Lors de son passage à la barre en novembre 2018, le général Diendéré avait reconnu avoir remis une somme de 85 millions de F CFA aux soldats de l’ex Régiment de sécurité présidentiel (RSP) mais c’était selon lui, pour honorer sa promesse de les soutenir dans leurs charges familiales.
Pour le parquet militaire, l’élément sonore, leur donne raison car eux avaient affirmé que la somme devait servir à motiver les soldats à rester au camp et se battre.
«Que le général Diendéré ait le courage de dire s’il a eu une conversation ou non avec son fils ?», a demandé le parquet militaire.
Appelé à la barre, le général Diendéré s’est contenté de sa formule habituelle depuis le début de la diffusion des éléments sonores.
«Je n’ai pas d’observations à faire après l’écoute des éléments sonores. Je reste fidèle à ma déposition».
Pour l’avocat des parties civiles, Me Séraphin Somé, plus rien ne doit surprendre le Tribunal sur l’attitude du général Diendéré.

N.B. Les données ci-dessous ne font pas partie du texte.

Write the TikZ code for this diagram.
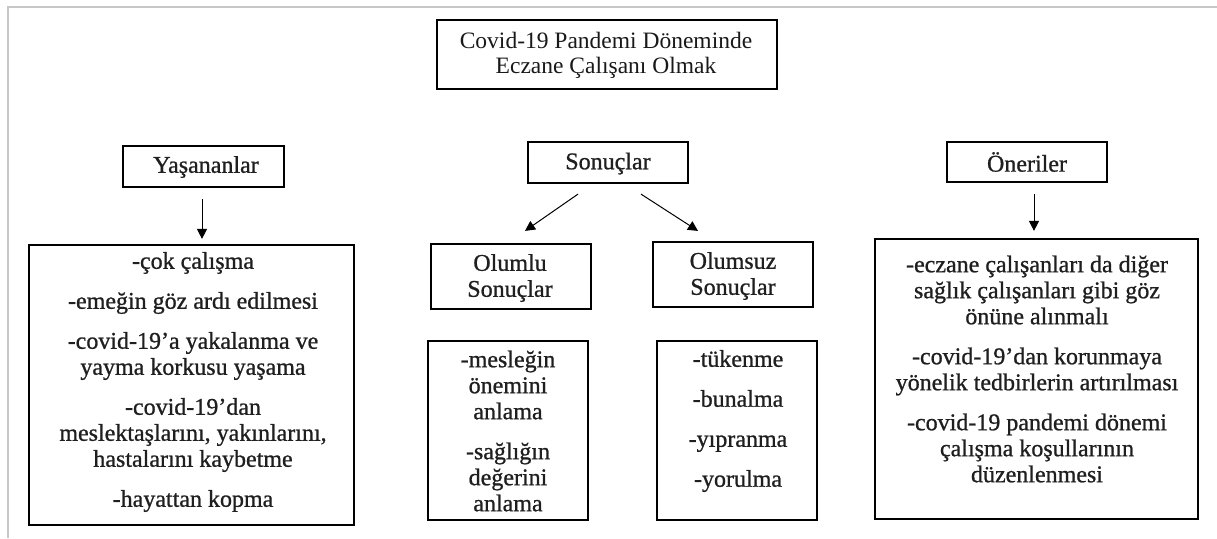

Et pour cause.
«Le général Diendéré aurait pu même renier l’entretien avec son fils à partir du moment où il estime que même les soupirs dans les éléments sonores ont été inventés», a-t-il affirmé.
D’autres éléments sonores attribués au général Diendéré échangeant avec des officiers supérieurs ivoiriens et l’ancien président de l’Assemblée nationale ivoirien Soro Guillaume ont également été diffusés.
Pour Me Guy Hervé Kam, des parties civiles, c’est un acte de «trahison» du général Diendéré qui, selon ses dires, «s’est mis en intelligence avec une puissance étrangère en vue de créer une crise et de commettre des dégâts» alors qu’on s’activait à sortir du putsch.
Mais pour l’avocat de la défense, Me Abdoul Latif Dabo, le crime de trahison ne s’établit pas sur l’émotion ni sur le ressenti mais sur des éléments constitués.
Et il compte démonter les éléments sonores en cours de diffusion, lors des plaidoiries.
La diffusion des éléments sonores dans le cadre du putsch de septembre 2015 se poursuit le vendredi 29 mars 2019 au Tribunal militaire de Ouagadougou.